European futures are pointing marginally higher on Wednesday following a broader sell-off in the previous session as investors begin to seriously consider the prospect of Greece failing to make repayments to the International Monetary Fund next month and defaulting on its debt.
Greece appears no closer to agreeing a cash-for-reforms deal with its creditors despite repeated claims from Greek Finance Minister Yanis Varoufakis that a deal is close. Investors may be more encouraged by those claims had we not had such mixed messages from officials recently. The only consistent message coming from the talks is that both sides remain far apart on certain issues, particular labour market and pension reforms and there’s been no specific suggestions that significant progress has been made on either of these.

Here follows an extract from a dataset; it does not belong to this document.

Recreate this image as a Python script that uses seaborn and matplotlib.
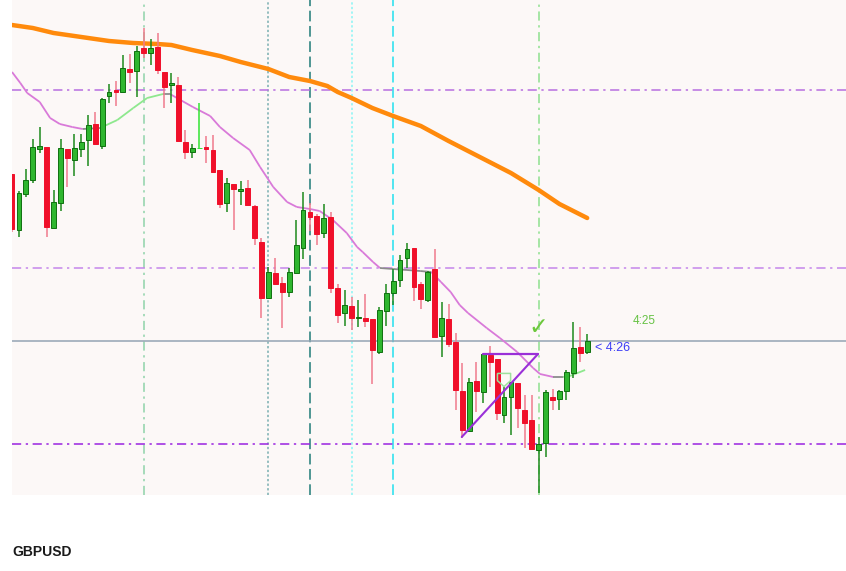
import numpy as np
import seaborn as sns
import matplotlib.pyplot as plt
from matplotlib.collections import LineCollection

# candles (oldest first)
open_ = [1.2826, 1.2770, 1.2806, 1.2820, 1.2851, 1.2853, 1.2772, 1.2797, 1.2851, 1.2840,
         1.2851, 1.2860, 1.2876, 1.2854, 1.2904, 1.2910, 1.2908, 1.2931, 1.2929, 1.2952,
         1.2947, 1.2953, 1.2928, 1.2915, 1.2915, 1.2858, 1.2848, 1.2852, 1.2853, 1.2850,
         1.2830, 1.2797, 1.2816, 1.2809, 1.2812, 1.2794, 1.2758, 1.2702, 1.2727, 1.2717,
         1.2708, 1.2727, 1.2752, 1.2788, 1.2784, 1.2767, 1.2783, 1.2712, 1.2687, 1.2694,
         1.2682, 1.2682, 1.2681, 1.2648, 1.2689, 1.2707, 1.2720, 1.2742, 1.2752, 1.2716,
         1.2700, 1.2731, 1.2664, 1.2681, 1.2658, 1.2609, 1.2569, 1.2619, 1.2608, 1.2645,
         1.2641, 1.2585, 1.2603, 1.2617, 1.2590, 1.2580, 1.2550, 1.2557, 1.2603, 1.2601,
         1.2609, 1.2627, 1.2653, 1.2648]
high = [1.2826, 1.2809, 1.2831, 1.2861, 1.2873, 1.2853, 1.2810, 1.2861, 1.2851, 1.2866,
        1.2866, 1.2885, 1.2888, 1.2902, 1.2916, 1.2919, 1.2945, 1.2946, 1.2954, 1.2972,
        1.2961, 1.2967, 1.2928, 1.2927, 1.2923, 1.2870, 1.2856, 1.2897, 1.2864, 1.2865,
        1.2830, 1.2822, 1.2816, 1.2819, 1.2820, 1.2795, 1.2762, 1.2733, 1.2742, 1.2723,
        1.2732, 1.2780, 1.2808, 1.2797, 1.2786, 1.2796, 1.2788, 1.2716, 1.2710, 1.2703,
        1.2700, 1.2706, 1.2681, 1.2693, 1.2716, 1.2731, 1.2745, 1.2757, 1.2752, 1.2718,
        1.2729, 1.2751, 1.2698, 1.2696, 1.2667, 1.2637, 1.2622, 1.2638, 1.2646, 1.2654,
        1.2641, 1.2613, 1.2618, 1.2617, 1.2605, 1.2605, 1.2563, 1.2610, 1.2611, 1.2610,
        1.2630, 1.2678, 1.2673, 1.2666]
low = [1.2768, 1.2763, 1.2803, 1.2817, 1.2847, 1.2763, 1.2772, 1.2789, 1.2813, 1.2824,
       1.2843, 1.2834, 1.2856, 1.2851, 1.2897, 1.2894, 1.2907, 1.2917, 1.2903, 1.2942,
       1.2935, 1.2926, 1.2892, 1.2897, 1.2859, 1.2841, 1.2842, 1.2852, 1.2837, 1.2827,
       1.2792, 1.2788, 1.2770, 1.2795, 1.2795, 1.2755, 1.2682, 1.2702, 1.2716, 1.2672,
       1.2703, 1.2727, 1.2741, 1.2769, 1.2755, 1.2762, 1.2707, 1.2677, 1.2674, 1.2670,
       1.2673, 1.2673, 1.2616, 1.2646, 1.2674, 1.2695, 1.2713, 1.2732, 1.2699, 1.2691,
       1.2698, 1.2663, 1.2643, 1.2653, 1.2590, 1.2562, 1.2569, 1.2588, 1.2597, 1.2613,
       1.2580, 1.2577, 1.2565, 1.2572, 1.2552, 1.2551, 1.2507, 1.2543, 1.2590, 1.2590,
       1.2600, 1.2622, 1.2638, 1.2646]
close = [1.2771, 1.2807, 1.2820, 1.2853, 1.2854, 1.2773, 1.2798, 1.2852, 1.2842, 1.2852,
         1.2858, 1.2875, 1.2856, 1.2901, 1.2908, 1.2908, 1.2932, 1.2928, 1.2949, 1.2947,
         1.2952, 1.2930, 1.2913, 1.2917, 1.2859, 1.2848, 1.2852, 1.2852, 1.2851, 1.2828,
         1.2796, 1.2817, 1.2811, 1.2811, 1.2795, 1.2762, 1.2702, 1.2728, 1.2716, 1.2708,
         1.2728, 1.2755, 1.2790, 1.2783, 1.2766, 1.2782, 1.2712, 1.2685, 1.2695, 1.2682,
         1.2683, 1.2679, 1.2650, 1.2690, 1.2707, 1.2719, 1.2740, 1.2751, 1.2713, 1.2701,
         1.2728, 1.2663, 1.2682, 1.2656, 1.2610, 1.2570, 1.2618, 1.2609, 1.2646, 1.2638,
         1.2587, 1.2603, 1.2618, 1.2592, 1.2577, 1.2551, 1.2556, 1.2608, 1.2600, 1.2609,
         1.2628, 1.2652, 1.2647, 1.2659]

# slow moving average (orange), sampled at candle indices
ma_slow_idx = [0, 3, 6, 10, 14, 17.5, 21, 23, 26, 30, 33, 37, 40, 43, 45.5, 47, 49,
               52, 55, 59, 63, 67.5, 72, 76, 79, 83]
ma_slow = [1.2975, 1.2972, 1.2967, 1.2963, 1.2959, 1.2957, 1.2956, 1.2955, 1.2950,
           1.2944, 1.2938, 1.2931, 1.2923, 1.2919, 1.2914, 1.2908, 1.2902, 1.2892,
           1.2884, 1.2874, 1.2859, 1.2843, 1.2827, 1.2810, 1.2796, 1.2782]

# fast moving average (coloured by slope)
ma_fast_idx = [0, 1.2, 2.2, 4.0, 5.5, 6.9, 8.7, 10.2, 12.7, 15.2, 17.5, 19.5, 21.8,
               22.8, 23.8, 26.1, 28.6, 30.0, 31.9, 34.3, 35.8, 37.7, 39.7, 41.1, 43.0,
               44.4, 46.3, 48.3, 49.8, 50.6, 52.1, 53.1, 55.0, 57.0, 58.9, 60.5, 61.9,
               63.3, 64.6, 65.8, 68.5, 70.4, 72.9, 75.2, 76.2, 78.1, 79.5, 80.5, 82.7]
ma_fast = [1.2928, 1.2917, 1.2907, 1.2898, 1.2882, 1.2876, 1.2873, 1.2871, 1.2872,
           1.2880, 1.2892, 1.2902, 1.2906, 1.2906, 1.2902, 1.2893, 1.2884, 1.2873,
           1.2862, 1.2850, 1.2833, 1.2813, 1.2798, 1.2793, 1.2791, 1.2789, 1.2780,
           1.2767, 1.2753, 1.2748, 1.2738, 1.2732, 1.2731, 1.2730, 1.2729, 1.2728,
           1.2718, 1.2708, 1.2695, 1.2687, 1.2672, 1.2662, 1.2648, 1.2632, 1.2626,
           1.2623, 1.2623, 1.2624, 1.2630]

levels = [1.2910, 1.2732, 1.2556]
vlines_idx = [19, 37, 43, 49, 55, 76]

# triangle pattern
tri_idx = [64.9, 75.9, 68.0]
tri_px = [1.2563, 1.2646, 1.2646]

sns.set_style("white")
plt.rcParams['font.family'] = ['Liberation Sans', 'DejaVu Sans']

fig = plt.figure(figsize=(8.46, 5.71), dpi=100, facecolor="#ffffff")
ax = fig.add_axes([12 / 846, 76 / 571, 834 / 846, 495 / 571])
ax.set_facecolor("#fcf8f7")

x = np.arange(len(open_))
o = np.array(open_)
c = np.array(close)
up = c > o
doji = c == o

# vertical markers
vstyles = [("#8fd3aa", (6, 3, 1.5, 3)), ("#78aeb0", (1.5, 1.5)), ("#1f7b78", (7, 3)),
           ("#8af5f5", (1.5, 1.5)), ("#22e0ee", (7, 3)), ("#8ee08e", (6, 3, 1.5, 3))]
for xi, (col, dash) in zip(vlines_idx, vstyles):
    ln = ax.axvline(xi, color=col, lw=1.1, zorder=1)
    ln.set_dashes(dash)

# horizontal levels
lvl_cols = ["#b86ee0", "#c486ea", "#9a22e0"]
for lv, col in zip(levels, lvl_cols):
    ln = ax.axhline(lv, color=col, lw=1.1, zorder=1)
    ln.set_dashes((6, 3, 1.5, 3))
ax.axhline(close[-1], color="#94a4b4", lw=1.1, zorder=1)

# moving averages
sns.lineplot(x=ma_slow_idx, y=ma_slow, color="#ff8a0c", lw=3.2, ax=ax, zorder=2)

pts = np.column_stack([ma_fast_idx, ma_fast])
segs = np.stack([pts[:-1], pts[1:]], axis=1)
slope = np.diff(ma_fast) / np.diff(ma_fast_idx)
seg_cols = ["#8ee88e" if s > 0.00008 else "#d97ad9" if s < -0.00008 else "#8c8c8c"
            for s in slope]
ax.add_collection(LineCollection(segs, colors=seg_cols, linewidths=1.3, zorder=2))

# candles
wick_cols = np.where(up, "#1d8a1d", "#f07a8c")
wick_cols = np.where(doji, "#33e433", wick_cols)
ax.vlines(x, low, high, colors=wick_cols, lw=1.1, zorder=3)
bottom = np.minimum(o, c)
height = np.maximum(np.abs(c - o), 0.00004)
body_cols = np.where(up, "#2fb62f", "#f0102a")
body_cols = np.where(doji, "#33e433", body_cols)
edge_cols = np.where(up, "#0f700f", "#f0102a")
edge_cols = np.where(doji, "#33e433", edge_cols)
ax.bar(x, height, bottom=bottom, width=0.7, color=body_cols, edgecolor=edge_cols,
       linewidth=0.7, zorder=4)

# triangle
ax.plot([tri_idx[0], tri_idx[1]], [tri_px[0], tri_px[1]], color="#9a30d8", lw=1.5, zorder=5)
ax.plot([tri_idx[2], tri_idx[1]], [tri_px[2], tri_px[1]], color="#9a30d8", lw=1.6, zorder=5)

# hollow signal marker
arrow = [(-1, 1), (1, 1), (1, -0.1), (0, -1), (-1, -0.1), (-1, 1)]
ax.scatter([71], [1.2620], marker=arrow, s=90, facecolors="none",
           edgecolors="#9ee09e", linewidths=1.1, zorder=6)

ax.text(76, 1.2673, "✓", color="#6cc83c", fontsize=17, ha="center", va="center",
        family="DejaVu Sans", fontweight="bold", zorder=6)
ax.text(89.6, 1.26785, "4:25", color="#66c244", fontsize=8.5, ha="left", va="center")
ax.text(84.1, 1.2652, "< 4:26", color="#3c3cf5", fontsize=9, ha="left", va="center")

ax.set_xlim(0, 120.35)
ax.set_ylim(1.2505, 1.3000)
ax.set_xticks([])
ax.set_yticks([])
ax.set_xlabel("")
ax.set_ylabel("")
for s in ax.spines.values():
    s.set_visible(False)

fig.text(12.5 / 846, (571 - 556) / 571, "GBPUSD", fontsize=10, fontweight="bold",
         color="#1a1a1a", ha="left", va="baseline")

fig.savefig("out.png", dpi=100, facecolor=fig.get_facecolor())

The one thing that appears clear now is that Greece will not be able to repay €300 million to the IMF on 5 June. With €1.6 billion in total due to be repaid to the IMF next month that would have given negotiations the strict deadline they in all honestly have been craving if any real progress has been made. There have been suggestions that all four repayments to the IMF next month could be combined and paid as one at the end of the month but we can only hope this isn’t the case because otherwise this will inevitably drag on for another month and change absolutely nothing.
It is likely that Greece will be discussed at today’s G7 meeting in Dresden, given that a number of involved officials will be present but this will just be one of many topics being discussed so I very much doubt talks will yield any kind of solution or progress of any kind. Unfortunately that is only likely to come once certain Greek red lines are redrawn.
With no notable economic data being released on Wednesday, attention is likely to remain on Greek negotiations but the markets still appear to be being driven by Fed rate hike expectations. Even early in the session yesterday we could see Yellen’s comments from Friday weighing and that batch of data from the US only supported her view that a rate hike should come this year.
In the coming sessions, in the absence of much economic data or developments in Greece, I expect the prospect of a U.S. rate hike to be increasingly priced in which would support further rallies in the US dollar. This could pile further pressure on commodity prices, as we saw yesterday and therefore weigh on the wider equity markets.
The Bank of Japan minutes released overnight were rather downbeat despite the belief that the 2% inflation target would be achieved in two years. There appears to be a real concern that a lack of real wage growth is preventing inflation rising by any significant amount and this could feed through to lower inflation expectations, which would leave them at square one. I think we could see further stimulus from the BoJ this year if we continue to see these lacklustre inflation and wage growth figures as the current efforts have been stifled by last year’s sales tax hike.
The FTSE is expected to open 4 points higher, the CAC 15 points higher and the DAX 24 points higher.